Who pays for long term care – understanding the rules
The last thing that most people want to prepare for is the cost of funding their long term care in later life. The reality though is that this can be a major expense which can decimate savings and a little forward planning can really benefit those needing care and their wider family.
The basic rules are that most people with more than £23,250 in capital will have to pay for their own care costs. Those with less than this figure may get some financial help from the local authority. If nursing care is needed rather than residential, it may be that the NHS will contribute towards the costs and, in some instances, will cover all the care related costs.
The value of the home falls outside the means test for home-based care and for the first twelve weeks of residential care. After this twelve-week period it is likely the value of the house will be taken into account unless a spouse is still living there. Whilst in many cases the house may need to be sold to cover fees, the local authority does provide a facility to cover the care costs in the short term so the house can be properly marketed and sold as necessary without rushing the process.

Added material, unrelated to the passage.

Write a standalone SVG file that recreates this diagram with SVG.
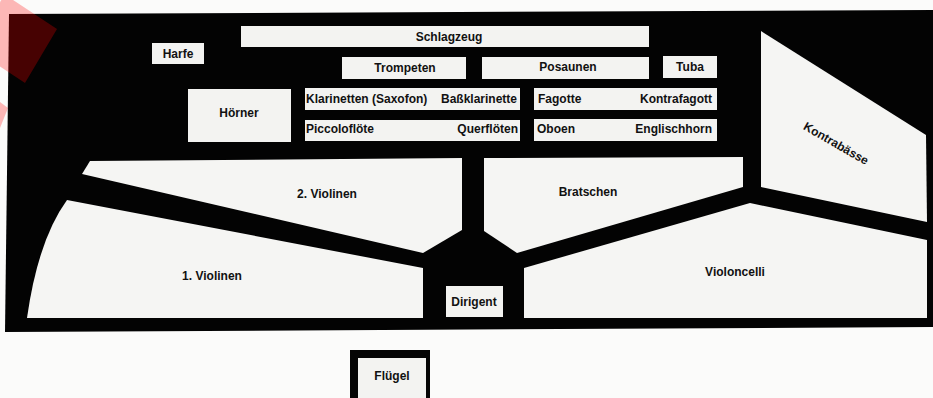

There are some other assets which fall outside the means test and we can provide guidance on this for you. Great care needs to be made to ensure that assets are not deliberately moved to avoid the means test and the local authority have powers to recover these if this is the case. If assets are gifted away within 6 months prior to needing care, it is highly likely that the local authority will try to include any unjustified gifts, if over 6 months prior to care, the local authority will need to demonstrate that the gift was made, at least in part, to avoid the means test.
With residential care often costing in the region of £1,000 per week and sometimes more, savings can be depleted quite fast. Not all care homes charge at this level so it may pay to research your local homes to be sure that you are comfortable before moving in but do remember that their care propositions will not all be the same.
We are often asked how best to avoid paying for care, but we tend to take the stance that it may be better to be in control of the quality of one’s own care package rather than have the local authority making the decisions as to where they can afford to place you or your loved one. Local authority funding can pare care to the barest minimum but families do have the ability to top up the local authority funding to improve the quality of care for their loved one should they wish.
Chilvester Financial have published a booklet that provides a little more information on matters surrounding care and care fee funding. If you would like a copy of this or would like to speak to us about care fees planning for yourself or a family member, please contact us.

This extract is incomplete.